No wonder Donald Trump’s third national security adviser John Bolton, along with several four-star generals and distinguished career diplomats, fled the administration with their tails between their legs.
“If you don’t think Tucker Carlson has more influence on national security policy than many of the guys on the National Security Council, you’re wrong,” Stephen K. Bannon declared Wednesday tonight to a small group of wealthy Manhattan elites in a baronial Fifth Avenue apartment.
Thus, at a meeting of the Common Good lecture series in the modern art-festooned living room of New York plutocrat Richard Cohen, the president’s exiled former chief strategist revealed that America’s global interests are being guided by a Fox News host, a favorite of white nationalists, who recently proclaimed on his primetime show that he “roots for” Russia and Vladimir Putin over the Russia-occupied fledgling democracy of Ukraine.

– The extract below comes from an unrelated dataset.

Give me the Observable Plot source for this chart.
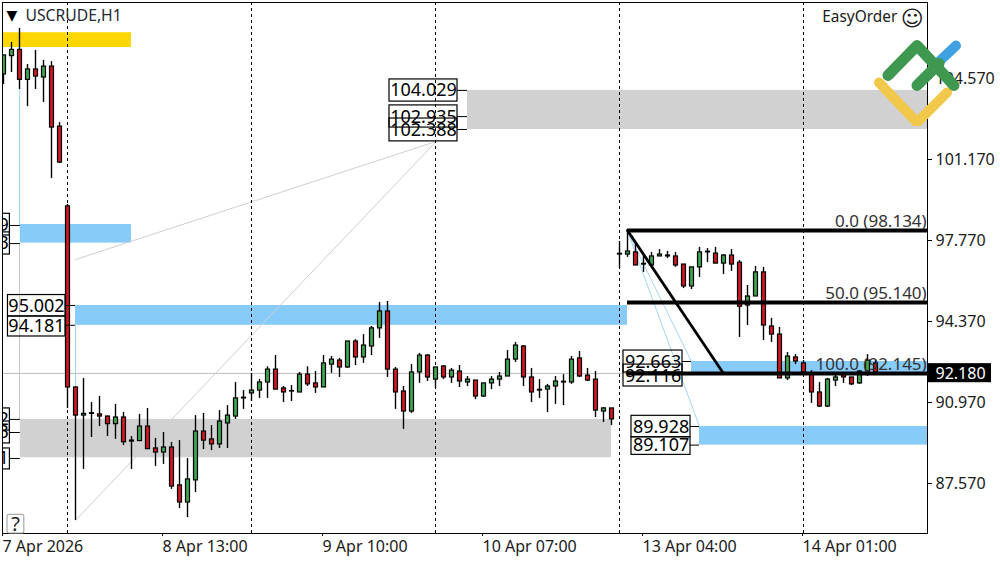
<!DOCTYPE html>
<html><head><meta charset="utf-8">
<style>html,body{margin:0;padding:0;background:#fff}svg{display:block}</style>
<script src="https://cdn.jsdelivr.net/npm/d3@7"></script>
<script src="https://cdn.jsdelivr.net/npm/@observablehq/plot@0.6"></script>
</head><body><div id="c"></div>
<script>
const opens=[104.74,105.51,105.77,104.51,104.95,104.61,105.07,102.55,99.20,91.60,90.42,90.49,90.47,90.38,90.06,90.34,89.33,89.35,89.96,89.04,88.87,89.08,87.49,86.77,87.70,89.75,89.42,89.21,90.09,90.38,91.14,91.35,91.47,91.81,92.35,91.56,91.43,91.39,92.14,91.77,91.60,92.56,92.73,92.44,93.53,92.86,93.32,94.08,94.79,92.35,91.43,90.59,92.23,92.94,91.93,92.48,92.02,92.27,91.81,91.89,91.22,91.77,91.93,92.06,92.77,93.32,92.02,91.47,91.51,91.64,91.81,91.81,92.82,92.10,91.93,90.59,90.72,97.18,97.18,97.27,96.76,96.72,97.10,97.14,97.10,96.76,95.84,96.64,97.27,97.22,96.80,97.14,96.84,95.04,95.42,96.43,94.16,93.82,91.98,92.86,92.61,92.19,91.39,90.80,91.89,92.14,92.02,91.77,92.27,92.61];
const highs=[105.54,106.08,106.67,105.16,105.75,105.33,105.28,102.72,99.28,91.62,91.98,90.97,91.22,90.40,90.89,90.55,89.54,90.47,90.72,89.46,89.71,89.29,89.37,88.62,90.42,90.51,90.00,90.63,90.84,91.81,91.47,92.19,91.93,92.47,92.94,91.64,91.68,92.23,92.47,92.27,92.94,92.90,92.82,93.53,93.61,93.82,94.16,95.17,95.21,92.44,91.64,92.56,93.03,92.98,92.44,92.52,92.40,92.52,92.06,91.89,91.77,92.06,92.23,93.15,93.49,93.36,92.40,91.93,91.73,92.06,92.14,92.90,93.11,92.40,92.27,90.76,90.72,97.73,98.19,97.64,97.14,97.27,97.39,97.31,97.27,96.76,96.64,97.48,97.43,97.48,97.18,97.39,96.93,95.88,96.68,96.64,94.50,94.12,93.07,92.98,92.73,92.31,91.81,91.98,92.19,92.23,92.02,92.31,92.98,92.73];
const lows=[104.32,104.82,104.11,103.39,104.11,103.56,100.37,101.00,90.72,86.02,88.16,89.50,89.96,89.54,89.42,89.16,88.16,89.33,89.01,88.28,88.37,87.32,86.52,86.14,87.19,88.99,88.95,89.04,89.04,90.26,90.68,91.01,91.14,91.14,91.51,90.97,91.01,91.39,91.64,91.35,91.60,92.19,92.02,92.40,92.52,92.61,92.94,93.66,92.02,90.68,89.84,90.51,91.77,91.85,91.56,91.93,91.77,91.60,91.64,91.09,91.18,91.51,91.64,92.06,92.65,91.64,90.97,91.14,90.55,90.89,90.84,91.73,92.02,91.85,90.34,90.13,90.00,96.59,97.06,96.72,96.43,96.72,97.10,97.01,96.64,95.75,95.71,96.22,96.84,96.80,96.34,96.47,93.70,94.20,95.42,93.57,93.49,91.98,91.89,92.56,92.14,90.93,90.76,90.76,91.64,91.77,91.68,91.73,92.06,92.19];
const closes=[105.54,105.77,104.51,104.95,104.65,105.07,102.51,101.04,91.60,90.42,90.49,90.52,90.38,90.06,90.34,89.30,89.37,89.96,89.01,88.87,89.08,87.44,86.77,87.74,89.75,89.37,89.21,90.17,90.42,91.14,91.17,91.47,91.81,92.35,91.51,91.39,91.45,92.14,91.73,91.60,92.61,92.77,92.44,93.53,92.86,93.36,94.08,94.79,92.35,91.39,90.59,92.23,92.94,92.02,92.44,92.02,92.31,91.85,91.93,91.22,91.77,91.93,92.06,92.77,93.36,92.02,91.39,91.50,91.64,91.85,91.84,92.77,92.06,91.89,90.63,90.72,90.26,97.21,97.31,96.72,96.79,97.10,97.18,97.10,96.72,95.84,96.64,97.27,97.30,96.80,97.14,96.76,94.99,95.42,96.43,94.20,93.82,91.98,92.90,92.69,92.23,91.39,90.80,91.93,92.02,92.02,91.73,92.27,92.73,92.23];
const bars=opens.map((o,i)=>({i,o,h:highs[i],l:lows[i],c:closes[i]}));

const zoneX1=[-0.125,2.1,9,2.1,58,86,87], zoneX2=[16,16,78,76,115.5,115.5,115.5];
const zoneTop=[106.49,98.44,95.04,90.26,104.07,92.69,89.96], zoneBottom=[105.87,97.66,94.21,88.65,102.43,92.19,89.18];
const zoneFill=["#ffd700","#87cbfa","#87cbfa","#d1d1d1","#d1d1d1","#87cbfa","#87cbfa"];
const zones=zoneX1.map((x1,k)=>({x1,x2:zoneX2[k],y1:zoneTop[k],y2:zoneBottom[k],f:zoneFill[k]}));

const fibX1=78, fibX2=115.5;
const fibLevels=[98.19,95.17,92.19];
const fibLabels=["0.0 (98.134)","50.0 (95.140)","100.0 (92.145)"];
const fibLabelY=[98.57,95.54,92.57];

const dashedBars=[8,31,54,77,100];
const xTickBars=[0,20,40,60,80,100];
const xTickText=["7 Apr 2026","8 Apr 13:00","9 Apr 10:00","10 Apr 07:00","13 Apr 04:00","14 Apr 01:00"];
const yTicks=[104.57,101.17,97.77,94.37,90.97,87.57];

const boxX1=[-0.125,-0.125,-0.125,-0.125,-0.125,0.56,0.56,48.25,48.25,48.25,77.5,77.5,78.5,78.5];
const boxX2=[0.8,0.8,0.8,0.8,0.8,7.75,7.75,56.75,56.75,56.75,84.875,84.875,85.875,85.875];
const boxTop=[98.89,98.11,90.72,90.17,89.04,95.48,94.58,104.53,103.44,102.89,93.15,92.56,90.41,89.51];
const boxBottom=[97.98,97.18,89.79,89.25,88.16,94.58,93.74,103.60,102.51,101.93,92.23,91.64,89.51,88.77];
const boxes=boxX1.map((x1,k)=>({x1,x2:boxX2[k],y1:boxTop[k],y2:boxBottom[k]}));
const sideText=["98.439","97.633","90.262","89.683","88.621"];
const sideY=[98.40,97.64,90.26,89.71,88.62];
const labelX=[4.125,4.125,52.5,52.5,52.5,81.2,81.2,82.2,82.2];
const labelY=[95.00,94.16,104.07,102.95,102.41,92.66,92.06,89.93,89.17];
const labelText=["95.002","94.181","104.029","102.935","102.388","92.663","92.116","89.928","89.107"];
const labels=labelText.map((t,k)=>({t,x:labelX[k],y:labelY[k]}));
const leaderX1=[0.8,0.8,0.8,0.8,0.8,7.75,7.75,56.75,56.75,56.75,84.875,84.875,85.875,85.875];
const leaderX2=[2.1,2.1,2.1,2.1,2.1,9,9,58,58,58,86,86,87,87];
const leaderY=[98.40,97.64,90.26,89.71,88.62,95.04,94.21,104.07,102.97,102.43,92.69,92.19,89.96,89.18];
const leaders=leaderX1.map((x,k)=>({x,x2:leaderX2[k],y:leaderY[k]}));

const thinGray=[[{x:9,y:96.97},{x:54.1,y:101.93}],[{x:9,y:86.02},{x:54.1,y:101.93}]];
const thinBlue=[[{x:78,y:98.15},{x:86,y:92.69}],[{x:78,y:98.15},{x:87,y:89.96}],[{x:9,y:94.21},{x:9,y:91.60}],[{x:2,y:105.87},{x:2,y:98.44}]];
const thinSoft=[{x:2,y:97.66},{x:2,y:90.26}];

const logoBlue=[{x:116.81,y:105.24},{x:119.06,y:105.95}];
const logoYellow=[{x:109.44,y:104.40},{x:114.19,y:102.72},{x:117.94,y:103.98}];
const logoGreenA=[{x:110.56,y:104.70},{x:114.19,y:105.95},{x:118.81,y:104.28}];
const logoGreenB=[{x:114.19,y:104.28},{x:116.94,y:105.20}];

const F='"Noto Sans",sans-serif';
const TC="#1a1a1a";
const line=(d,o)=>Plot.line(d,{x:"x",y:"y",...o});

const chart=Plot.plot({
  width:1000,height:562,marginLeft:2,marginRight:73,marginTop:2,marginBottom:29,
  style:{fontFamily:F,background:"#fff",color:"#000"},
  x:{type:"linear",domain:[-0.125,115.5],range:[2,927]},
  y:{type:"linear",domain:[85.47,107.76],range:[533,2]},
  marks:[
    Plot.rect(zones,{x1:"x1",x2:"x2",y1:"y1",y2:"y2",fill:d=>d.f}),
    ...thinGray.map(d=>line(d,{stroke:"#cfcfcf",strokeWidth:1})),
    line(thinSoft,{stroke:"#c6c6c6",strokeWidth:1}),
    ...thinBlue.map(d=>line(d,{stroke:"#a5d5f5",strokeWidth:1})),
    Plot.ruleY([92.19],{stroke:"#bdbdbd",strokeWidth:1}),
    Plot.ruleX(dashedBars,{stroke:"#000",strokeWidth:1,strokeDasharray:"3 3"}),
    Plot.ruleX(bars,{x:"i",y1:"l",y2:"h",stroke:"#000",strokeWidth:1.4,clip:"frame"}),
    Plot.rect(bars,{x1:d=>d.i-0.1875,x2:d=>d.i+0.3125,y1:"o",y2:"c",
      fill:d=>d.c>=d.o?"#3fa34d":"#c9181e",stroke:"#000",strokeWidth:1.2,clip:"frame"}),
    Plot.ruleY(fibLevels,{x1:fibX1,x2:fibX2,stroke:"#000",strokeWidth:4}),
    line([{x:78,y:98.19},{x:90,y:92.19}],{stroke:"#000",strokeWidth:2.8}),
    Plot.text(fibLabels,{x:115.4,y:(d,k)=>fibLabelY[k],text:d=>d,textAnchor:"end",fontSize:17,fill:"#333"}),
    Plot.rect(boxes,{x1:"x1",x2:"x2",y1:"y1",y2:"y2",fill:"none",stroke:"#000",strokeWidth:1.2,clip:"frame"}),
    Plot.ruleY(leaders,{x1:"x",x2:"x2",y:"y",stroke:"#000",strokeWidth:1}),
    Plot.text(sideText,{x:0.65,y:(d,k)=>sideY[k],text:d=>d,textAnchor:"end",fontSize:18,fill:"#000",clip:"frame"}),
    Plot.text(labels,{x:"x",y:"y",text:"t",textAnchor:"middle",fontSize:18,fill:"#000"}),
    Plot.frame({stroke:"#000",strokeWidth:1}),
    Plot.rect([0],{x1:0.5,x2:2.6,y1:86.25,y2:85.47,fill:"#fff",stroke:"#a9a9a9",strokeWidth:1.2,rx:2}),
    Plot.text(["?"],{x:1.5,y:85.86,fontSize:20,fill:"#222"}),
    Plot.text(["▼"],{x:1.05,y:107.2,fontSize:14,fill:"#000",fontFamily:"DejaVu Sans"}),
    Plot.text(["USCRUDE,H1"],{x:2.75,y:107.19,textAnchor:"start",fontSize:15.7,fill:"#1f2a33"}),
    Plot.text(["EasyOrder"],{x:102.35,y:107.14,textAnchor:"start",fontSize:15.4,fill:TC}),
    Plot.text(["☺"],{x:113.6,y:107.09,fontSize:22,fill:TC,fontFamily:"DejaVu Sans"}),
    Plot.axisX({anchor:"bottom",ticks:xTickBars,tickFormat:(d)=>xTickText[xTickBars.indexOf(d)],
      tickSize:3,textAnchor:"start",fontSize:16,tickPadding:4,dx:-1,label:null,fill:TC,stroke:"#000"}),
    Plot.axisY({anchor:"right",ticks:yTicks,tickFormat:d=>d.toFixed(3),tickSize:4,tickPadding:4,
      fontSize:16,label:null,fill:TC,stroke:"#000"}),
    Plot.rect([0],{x1:115.63,x2:123.5,y1:92.6,y2:91.8,fill:"#000"}),
    Plot.text(["92.180"],{x:116.5,y:92.18,text:d=>d,textAnchor:"start",fill:"#fff",fontSize:16}),
    line(logoBlue,{stroke:"#3fa1e2",strokeWidth:10,strokeLinecap:"round"}),
    line(logoYellow,{stroke:"#f2c84b",strokeWidth:10,strokeLinecap:"round",strokeLinejoin:"miter"}),
    line(logoGreenA,{stroke:"#3f984f",strokeWidth:11,strokeLinecap:"round",strokeLinejoin:"round"}),
    line(logoGreenB,{stroke:"#3f984f",strokeWidth:11,strokeLinecap:"round"})
  ]
});
document.getElementById("c").appendChild(chart);
</script></body></html>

“President Trump processes information” differently than his predecessors, Bannon said by way of explaining the strange attraction of a preppy polemicist and inveterate smartass with zero foreign-policy experience. “He understands the concept that mass communication is going to overwhelm kind of what reality is, right?”
Bannon went on: “So he gets—like chairmen and CEOs here—that not every person is briefed the same way. He’s not gonna sit through the 500-page McKinsey [report]. He’s not gonna sit there with Mayor Pete walking him through his McKinsey analysis, right? He gets his information in different ways. And he does get a lot of information from television.”
Bannon, who admitted his relationship with Trump is far from warm—“We’re not friends,” he said—claimed, among other predictions, that the impeached 45th president will be re-elected next November with 40 percent of the Hispanic vote. He called himself a Trump admirer, even though “I hated being in the White House every second of every day.”
But Bannon largely succeeded in what he seemed to believe was his main goal at Wednesday’s event: upsetting his audience. “His second term,” he said about Trump, “is going to be even more transformative than his first.”